I strongly agree with my hon. Friend the Member for Cardiff, North, who said that one of the most exciting things about the National Assembly for Wales is that, because of the lead that Labour has given, we will have for the first time equality for women in the government of Wales. That will be an historic achievement. The Labour Government, and not any other party, delivered that. I acknowledge a little bit of help from the Liberals and from Plaid Cymru in the referendum, and I defer to the hon. Member for Meirionnydd Nant Conwy, who has exhibited in this debate the non-ranting face of nationalism.
Our Labour Government is leading Wales to a confident future. I agree with my right hon. Friend the Member for Llanelli that we do not want to have a whingeing Assembly. With decisions being made in Wales, the option of blaming London for everything will disappear and we will resolve our own priorities.
The hon. Member for Woodspring (Dr. Fox) made a cogent and interesting speech, apart from his rather limp series of points about the economy. Let me remind him that there has been a 27 per cent. fall in unemployment in his constituency since the general election. The contrast between his speech and that of my hon. Friend the Member for Merthyr Tydfil and Rhymney was striking, because the latter made a powerful case for exactly the opposite economic strategy to that pursued under the Thatcherite Tories: one of active government. He included a timely plug for his forthcoming book. I can testify, having chaired a packed lecture by him in Neath, where he spoke for an hour and a half on the industrial history of Wales--the theme of his book--that it will be a riveting read.
In "Pathways to Prosperity", we set out a serious economic agenda for Wales. I strongly agree with my right hon. Friend the Member for Llanelli that there remain serious weaknesses in the Welsh economy that we have inherited, largely as a result of decades of Tory neglect. Manufacturing accounts for 28 per cent. of output in the Welsh economy and the Labour Government recognise its importance. We are working closely with
manufacturers to tackle the problems created by a worldwide decline in output and the high pound, which again we inherited from the Conservative Government. I remind the Opposition that the pound is now roughly at the level that we inherited, having gone up to cure the consumption boom that the Tories created in the run up to the general election.
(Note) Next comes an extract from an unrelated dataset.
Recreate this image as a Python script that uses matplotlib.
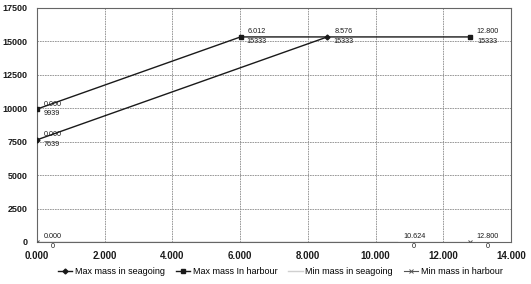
import matplotlib
matplotlib.use("Agg")
import matplotlib.pyplot as plt
from matplotlib.lines import Line2D

plt.rcParams['font.family'] = ['Liberation Sans', 'DejaVu Sans']

# Data
x_max_sea = [0.000, 8.576]
y_max_sea = [7639, 15333]
x_max_har = [0.000, 6.012, 12.800]
y_max_har = [9939, 15333, 15333]
x_min_sea = [0.000, 10.624]
y_min_sea = [0, 0]
x_min_har = [0.000, 12.800]
y_min_har = [0, 0]

series_names = ["Max mass in seagoing", "Max mass In harbour",
                "Min mass in seagoing", "Min mass in harbour"]

x_ticks = [0, 2, 4, 6, 8, 10, 12, 14]
y_ticks = [0, 2500, 5000, 7500, 10000, 12500, 15000, 17500]

# labelled points: (x, y)
labels_max_sea = [(0.000, 7639), (8.576, 15333)]
labels_max_har = [(0.000, 9939), (6.012, 15333), (12.800, 15333)]
labels_min_sea = [(10.624, 0)]
labels_min_har = [(0.000, 0), (12.800, 0)]

fig = plt.figure(figsize=(5.31, 2.84), dpi=100)
ax = fig.add_axes([0.0697, 0.148, 0.8925, 0.824])

ink = '#1a1a1a'
ax.plot(x_min_sea, y_min_sea, color='#d0d0d0', lw=1.0, zorder=2)
ax.plot(x_min_har, y_min_har, color='#555555', lw=0.8, marker='x', ms=3,
        mew=0.7, zorder=3)
ax.plot(x_max_sea, y_max_sea, color=ink, lw=1.0, marker='D', ms=2.5, zorder=4)
ax.plot(x_max_har, y_max_har, color=ink, lw=1.0, marker='s', ms=3, zorder=4)

def label(pts):
    for x, y in pts:
        ax.annotate(f"{x:.3f}\n{y:d}", (x, y), xytext=(4.5, 0.3),
                    textcoords='offset points', ha='left', va='center',
                    multialignment='center', linespacing=1.45,
                    fontsize=5.2, color=ink)

for pts in (labels_max_sea, labels_max_har, labels_min_sea, labels_min_har):
    label(pts)

ax.set_xlim(0, 14)
ax.set_ylim(0, 17500)
ax.set_xticks(x_ticks)
ax.set_xticklabels([f"{v:.3f}" for v in x_ticks])
ax.set_yticks(y_ticks)
ax.set_yticklabels([str(v) for v in y_ticks])
ax.tick_params(length=0, labelsize=6.5, pad=7, labelcolor=ink)
ax.tick_params(axis='x', labelsize=7, pad=6.5)
for t in ax.get_xticklabels() + ax.get_yticklabels():
    t.set_fontweight('bold')
ax.grid(True, color='#8a8a8a', lw=0.6, ls=(0, (2, 1)))
ax.set_axisbelow(True)
for s in ax.spines.values():
    s.set_color('#666666')
    s.set_linewidth(0.8)

handles = [
    Line2D([], [], color=ink, lw=1.0, marker='D', ms=2.5),
    Line2D([], [], color=ink, lw=1.0, marker='s', ms=3),
    Line2D([], [], color='#d0d0d0', lw=1.0),
    Line2D([], [], color='#555555', lw=0.8, marker='x', ms=3, mew=0.7),
]
fig.legend(handles, series_names, loc='center', bbox_to_anchor=(0.528, 0.045),
           ncol=4, frameon=False, fontsize=6.5, handlelength=1.6,
           handletextpad=0.3, columnspacing=1.2)

fig.savefig("out.png", dpi=100)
Mr. Oliver Letwin (West Dorset)
rose--
Mr. Hain:
I am sorry, but I do not have time to take interventions. One of the central messages of "Pathways to Prosperity"--and it was graphically illustrated in the devastating and savage closure of Lucas in Ystradgynlais, in the constituency of the hon. Member for Brecon and Radnorshire (Mr. Livsey), although three quarters of the plant's workers came from my constituency--is that any notion that we could continue to flirt with the strategy of the previous Conservative Government, and seek to attract manufacturing jobs into Wales on the basis of low labour and other costs, has been swept aside. If anybody ever believed that we could attract jobs to Wales through low costs, that has been swept aside by Lucas's decision, at short notice, to switch production to Poland and Slovakia, where wages are a quarter of what they are even in the upper Swansea valley, where people were being paid £170 a week--a low wage by anybody's standards.
Wage costs are much lower in east European countries and we cannot compete on low cost alone. We have to turn the Welsh economy into a high-quality, high-skill, value-added economy that is at the leading edge of technological development and scientific innovation. I agree with the point made by my hon. Friend the Member for East Carmarthen and Dinefwr (Mr. Williams) about the application of objective 1 funds to his constituency and other valley and west Wales constituencies. If we can use that enormous investment to drive up the standards of infrastructure, skills, scientific development and engineering--the latter has been neglected for far too long--we will turn the Welsh economy into a world-class economy. The links that my hon. Friend mentioned between higher and further education and business are crucial to that task.
Over the past 20 months, we have developed a strategy of partnership with business in Wales. It is striking that when I talk to people from the business community, as I do in my capacity as industry Minister, they tell me how much they enjoy working with this Labour Government, because we listen and are approachable, in contrast with the Conservative Government whom the business community had to suffer, along with everyone else in Wales, for so long. That partnership extends beyond business to the trade unions, voluntary groups and, indeed, to everyone in Wales.
We have also had much success in bringing down unemployment, which has fallen by 15,000 since the general election. My hon. Friend the Member for Ogmore is right to say that we need to do more, and I assure him that we will look at the training scheme in his constituency which he said is so successful. Our new deal to bring thousands of young and long-term unemployed people off welfare and into work with high-class training or full-time study is an enormous success. I agree with my hon. Friend the Member for Vale of Glamorgan (Mr. Smith) that this Government should empower people who have been trapped in despair on the dole for
so long. The success of the new deal is there to be seen. Some 13,000 people have come off the dole. We have created nearly 4,000 real jobs and some 3,000 employers have been involved. I wish to pay especial tribute to my parliamentary colleagues in Wales for the way in which they have supported the new deal, and I single out my hon. Friend the Member for Merthyr Tydfil and Rhymney, who has attended every event that I have been to on the new deal in his constituency.